I won't be surprised if $e^{f(x)}$ is already Hayman-admissible, but working out the asymptotics via this method requires one to approximate the solution to the equation $\sum_{i \ge 0} t^{2^i} 2^i=n$ ($0<t<1$) for each $n$, which is not easy to do uniformly for all $n$.

Answer 3

It should not be hard to prove upper and lower bounds of the form $n^c$ for some constant $c< 1$ for $a_n$. (Probably different $c$ for upper and lower bound.)

The basic idea is that, for all practical purposes, the recurrence relations are $a_{2n} = a_n + a_{n-1}/2 + a_{n-2}/24$ and $a_{2n+1} = a_n + a_{n-1}/6 + a_{n-2}/120$ (where I've omitted lower order terms). This means that (roughly speaking) $a_n$ is going to be greater than $a_{n/2}(1+ 1/6)$, so by iterating this we get that $a_n > (7/6)^{\log_2 n}$, which gives $a_n > n^c$. For the upper bound, bound $a_{n-k}$ by $a_n$ and use the fact that the sum of inverse factorials is bounded by $e$.

Local minima should be near $n = 2^k - 2$, and local maxima near $n = \lfloor 2^k/3 \rfloor$.

Answer 4

I get a slightly different answer every time I look at it, so I hope the following is ok. I won't dot every last "i" in the error analysis.

Let $F(t)=\sum_{i=0}^\infty a_i(t)$, where $a_i(t)=t^{2^i}2^i$. We want to find the solution to $F(t)=n$ as $n\to\infty$. As Ofir says, that is needed in Hayman's method, or in a hand-crafted application of the saddle-point method if Hayman's conditions are not precisely met.

For $0\lt t\lt 1$, the maximum term occurs near $i=i_0=\log_2\log_2(1/t)$, and we find that $a_{i_0+x}(t) = 2^{-2^x+x}/\log_2(1/t)$. The function $2^{-2^x+x}$ decays very rapidly in both directions, and $\int_{-\infty}^{\infty} 2^{-2^x+x}\,dx=1/(\ln 2)^2$. So let $Q(t) = \sum 2^{-2^x+x}$ where the sum is over all $x$ (positive and negative) such that $i_0+x$ is an integer. This clearly depends only on the fractional part of $i_0$, so it is periodic with period 1 as a function of $i_0$. Experimentally it oscillates between $0.9999901/(\ln 2)^2$ and $1.0000098/(\ln 2)^2$. The error in including negative values of $i_0+x$ is very tiny for large $n$; I will be lazy and ignore it.

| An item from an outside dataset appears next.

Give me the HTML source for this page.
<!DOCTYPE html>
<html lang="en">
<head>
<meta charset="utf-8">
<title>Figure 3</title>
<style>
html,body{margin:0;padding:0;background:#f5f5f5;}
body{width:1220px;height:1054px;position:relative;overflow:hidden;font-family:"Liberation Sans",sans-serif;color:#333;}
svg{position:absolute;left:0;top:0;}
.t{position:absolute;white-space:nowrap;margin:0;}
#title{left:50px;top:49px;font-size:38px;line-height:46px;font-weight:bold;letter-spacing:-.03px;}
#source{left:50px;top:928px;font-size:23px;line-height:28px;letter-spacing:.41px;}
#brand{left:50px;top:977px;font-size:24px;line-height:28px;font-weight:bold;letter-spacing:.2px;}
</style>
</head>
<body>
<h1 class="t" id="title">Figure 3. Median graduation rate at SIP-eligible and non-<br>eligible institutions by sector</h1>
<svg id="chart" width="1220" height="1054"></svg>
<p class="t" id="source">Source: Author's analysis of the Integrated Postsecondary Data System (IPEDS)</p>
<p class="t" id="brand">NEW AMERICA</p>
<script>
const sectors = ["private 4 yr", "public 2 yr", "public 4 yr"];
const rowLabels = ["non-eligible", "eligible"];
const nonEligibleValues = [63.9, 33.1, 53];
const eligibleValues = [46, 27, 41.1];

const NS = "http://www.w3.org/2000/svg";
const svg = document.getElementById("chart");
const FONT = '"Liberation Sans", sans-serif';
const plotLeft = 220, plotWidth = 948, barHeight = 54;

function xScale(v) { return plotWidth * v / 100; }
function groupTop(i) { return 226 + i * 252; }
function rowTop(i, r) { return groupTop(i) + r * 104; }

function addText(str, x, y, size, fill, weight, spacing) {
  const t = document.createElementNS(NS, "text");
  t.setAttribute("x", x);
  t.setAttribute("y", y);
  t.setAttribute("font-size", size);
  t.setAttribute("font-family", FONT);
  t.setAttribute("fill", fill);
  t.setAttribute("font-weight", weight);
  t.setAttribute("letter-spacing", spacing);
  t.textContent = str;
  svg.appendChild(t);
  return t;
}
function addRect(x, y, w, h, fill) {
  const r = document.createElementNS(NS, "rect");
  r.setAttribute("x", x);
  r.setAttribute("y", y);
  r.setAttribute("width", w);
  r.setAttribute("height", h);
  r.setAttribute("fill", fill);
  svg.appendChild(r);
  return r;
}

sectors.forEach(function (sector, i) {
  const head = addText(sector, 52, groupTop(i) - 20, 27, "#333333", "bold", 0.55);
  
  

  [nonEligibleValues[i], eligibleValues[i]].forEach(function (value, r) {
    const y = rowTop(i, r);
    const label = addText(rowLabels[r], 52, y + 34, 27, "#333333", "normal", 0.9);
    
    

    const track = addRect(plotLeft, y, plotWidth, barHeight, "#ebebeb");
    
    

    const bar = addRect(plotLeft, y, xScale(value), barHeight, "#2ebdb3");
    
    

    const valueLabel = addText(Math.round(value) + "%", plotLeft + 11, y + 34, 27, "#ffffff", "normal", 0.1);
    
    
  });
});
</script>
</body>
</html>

Now we have that $F(t)\approx Q(t)/\log_2(1/t)$, which equals $n$ when $t=2^{-Q(t)/n}$. This is a strongly-contracting mapping. Write $Q(t)=R(n)$; then $R(n)$ oscillates between $0.9999901/(\ln 2)^2$ and $1.0000098/(\ln 2)^2$ depending on the fractional part of $\log_2 n$.

Answer 5

Here is a sketch of the standard approach to a problem of this type; its expansion will probably of Lucia's solution.

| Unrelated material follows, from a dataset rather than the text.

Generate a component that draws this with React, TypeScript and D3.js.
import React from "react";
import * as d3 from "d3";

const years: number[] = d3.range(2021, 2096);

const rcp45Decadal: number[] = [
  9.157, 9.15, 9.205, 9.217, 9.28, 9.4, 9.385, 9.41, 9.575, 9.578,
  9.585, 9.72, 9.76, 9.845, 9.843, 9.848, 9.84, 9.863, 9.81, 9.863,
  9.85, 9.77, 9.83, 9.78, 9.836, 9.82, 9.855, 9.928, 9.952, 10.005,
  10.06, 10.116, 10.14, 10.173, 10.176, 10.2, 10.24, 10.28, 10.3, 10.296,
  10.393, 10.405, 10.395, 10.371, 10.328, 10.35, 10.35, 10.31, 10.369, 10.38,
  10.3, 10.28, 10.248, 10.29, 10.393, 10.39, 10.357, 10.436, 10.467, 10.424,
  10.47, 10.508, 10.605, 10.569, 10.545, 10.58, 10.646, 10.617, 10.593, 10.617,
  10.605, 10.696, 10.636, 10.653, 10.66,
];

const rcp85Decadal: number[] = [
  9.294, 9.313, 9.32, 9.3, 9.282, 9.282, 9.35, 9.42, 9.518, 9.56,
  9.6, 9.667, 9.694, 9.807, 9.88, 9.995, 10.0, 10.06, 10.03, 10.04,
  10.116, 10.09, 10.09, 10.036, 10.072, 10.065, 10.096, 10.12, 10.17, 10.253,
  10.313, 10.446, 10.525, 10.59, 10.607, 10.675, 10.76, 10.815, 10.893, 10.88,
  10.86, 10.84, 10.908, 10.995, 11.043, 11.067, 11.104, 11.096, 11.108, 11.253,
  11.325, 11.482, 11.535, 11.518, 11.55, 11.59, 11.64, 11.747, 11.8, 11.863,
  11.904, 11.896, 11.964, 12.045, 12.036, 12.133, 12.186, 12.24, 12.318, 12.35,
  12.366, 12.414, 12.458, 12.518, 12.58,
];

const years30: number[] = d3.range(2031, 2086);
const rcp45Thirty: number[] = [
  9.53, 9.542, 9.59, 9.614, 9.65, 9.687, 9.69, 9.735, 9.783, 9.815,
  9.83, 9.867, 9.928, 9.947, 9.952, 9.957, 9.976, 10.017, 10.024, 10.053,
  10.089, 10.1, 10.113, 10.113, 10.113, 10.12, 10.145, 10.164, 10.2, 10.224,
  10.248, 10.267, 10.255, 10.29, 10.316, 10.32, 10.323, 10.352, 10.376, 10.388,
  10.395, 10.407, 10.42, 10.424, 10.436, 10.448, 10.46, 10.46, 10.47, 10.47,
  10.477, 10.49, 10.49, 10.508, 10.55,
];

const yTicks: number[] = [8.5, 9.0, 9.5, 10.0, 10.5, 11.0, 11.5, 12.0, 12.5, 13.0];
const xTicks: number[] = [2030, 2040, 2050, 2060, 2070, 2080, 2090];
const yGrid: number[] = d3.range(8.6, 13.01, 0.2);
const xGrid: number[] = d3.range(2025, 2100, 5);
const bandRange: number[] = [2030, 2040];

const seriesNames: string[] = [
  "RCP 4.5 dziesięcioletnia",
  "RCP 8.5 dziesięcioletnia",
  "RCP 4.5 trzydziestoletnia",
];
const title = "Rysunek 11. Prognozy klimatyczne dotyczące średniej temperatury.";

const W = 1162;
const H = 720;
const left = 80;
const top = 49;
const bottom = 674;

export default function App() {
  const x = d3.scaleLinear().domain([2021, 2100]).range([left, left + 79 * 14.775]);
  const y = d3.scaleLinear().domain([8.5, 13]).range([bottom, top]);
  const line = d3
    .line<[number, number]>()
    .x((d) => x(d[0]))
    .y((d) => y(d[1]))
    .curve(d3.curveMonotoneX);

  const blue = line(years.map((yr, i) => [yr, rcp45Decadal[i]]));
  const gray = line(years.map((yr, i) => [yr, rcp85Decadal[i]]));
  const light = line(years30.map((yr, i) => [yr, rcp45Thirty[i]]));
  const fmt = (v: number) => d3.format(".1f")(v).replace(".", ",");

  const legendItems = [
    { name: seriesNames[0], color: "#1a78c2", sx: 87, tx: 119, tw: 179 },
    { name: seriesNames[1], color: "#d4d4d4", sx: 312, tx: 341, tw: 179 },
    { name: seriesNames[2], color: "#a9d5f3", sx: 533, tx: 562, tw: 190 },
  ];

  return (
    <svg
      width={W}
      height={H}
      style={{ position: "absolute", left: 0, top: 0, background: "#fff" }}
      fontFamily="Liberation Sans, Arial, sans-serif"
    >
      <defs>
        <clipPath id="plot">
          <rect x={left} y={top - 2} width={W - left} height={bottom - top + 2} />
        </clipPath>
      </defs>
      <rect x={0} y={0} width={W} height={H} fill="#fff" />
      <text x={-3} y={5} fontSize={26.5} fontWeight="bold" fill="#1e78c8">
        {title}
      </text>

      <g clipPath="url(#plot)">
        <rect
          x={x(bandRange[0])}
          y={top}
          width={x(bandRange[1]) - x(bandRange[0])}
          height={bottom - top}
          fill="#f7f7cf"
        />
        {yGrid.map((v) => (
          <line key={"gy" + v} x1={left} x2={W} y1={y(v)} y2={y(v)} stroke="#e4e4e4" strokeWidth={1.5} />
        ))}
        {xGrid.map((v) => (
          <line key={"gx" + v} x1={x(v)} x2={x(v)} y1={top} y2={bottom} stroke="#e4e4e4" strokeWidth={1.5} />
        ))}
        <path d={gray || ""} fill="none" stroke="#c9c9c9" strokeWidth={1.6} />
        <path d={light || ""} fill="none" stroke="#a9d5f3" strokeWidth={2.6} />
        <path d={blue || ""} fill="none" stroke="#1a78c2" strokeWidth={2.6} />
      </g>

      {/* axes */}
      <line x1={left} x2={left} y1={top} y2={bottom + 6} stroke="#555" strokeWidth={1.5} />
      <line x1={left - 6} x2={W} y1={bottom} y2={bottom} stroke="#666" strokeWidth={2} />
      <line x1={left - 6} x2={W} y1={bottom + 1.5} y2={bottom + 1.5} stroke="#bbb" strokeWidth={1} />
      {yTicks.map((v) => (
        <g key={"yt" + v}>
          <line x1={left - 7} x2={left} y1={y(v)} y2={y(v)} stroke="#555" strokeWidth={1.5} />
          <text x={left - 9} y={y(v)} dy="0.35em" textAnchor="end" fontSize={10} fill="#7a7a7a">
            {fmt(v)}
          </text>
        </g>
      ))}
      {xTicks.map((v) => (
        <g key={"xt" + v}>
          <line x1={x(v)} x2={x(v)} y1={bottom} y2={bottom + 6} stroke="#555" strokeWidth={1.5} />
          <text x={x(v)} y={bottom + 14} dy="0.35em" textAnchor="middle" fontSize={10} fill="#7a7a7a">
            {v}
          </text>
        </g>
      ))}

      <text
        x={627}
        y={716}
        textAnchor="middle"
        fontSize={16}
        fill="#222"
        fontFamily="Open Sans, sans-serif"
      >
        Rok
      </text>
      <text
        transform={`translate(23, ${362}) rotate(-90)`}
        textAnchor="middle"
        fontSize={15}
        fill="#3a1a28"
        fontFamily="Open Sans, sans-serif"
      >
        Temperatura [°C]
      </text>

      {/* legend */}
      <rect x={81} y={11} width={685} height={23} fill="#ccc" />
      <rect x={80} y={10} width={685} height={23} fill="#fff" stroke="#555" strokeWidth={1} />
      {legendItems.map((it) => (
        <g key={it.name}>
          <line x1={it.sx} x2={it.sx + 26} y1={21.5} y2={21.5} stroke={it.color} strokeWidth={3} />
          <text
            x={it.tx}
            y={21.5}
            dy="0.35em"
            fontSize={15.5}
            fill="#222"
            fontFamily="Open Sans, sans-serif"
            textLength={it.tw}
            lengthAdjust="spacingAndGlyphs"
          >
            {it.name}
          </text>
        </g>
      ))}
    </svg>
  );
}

If in Jeff Shallit's response you introduce the related monotone increasing sequence $A_n=\sum_{k=0}^na_n$ then the difference relations can be used to show that $$C^kA_{\max\{0,[n/2^k]-5\}}\le A_n\le C^kA_{[n/2^k]+1}$$ for any $k$ with the choice $C=1+1/2+1/24+1+1/6+1/120=163/60$. An inductive argument then shows that $C_1n^\xi\le A_n\le C_2n^\xi$ with $\xi=1/\log(2)$ and some positive $C_1,C_2$ and the final passage from $A_n$ to $a_n$ can be performed with the help of the Stolz–Cesàro theorem.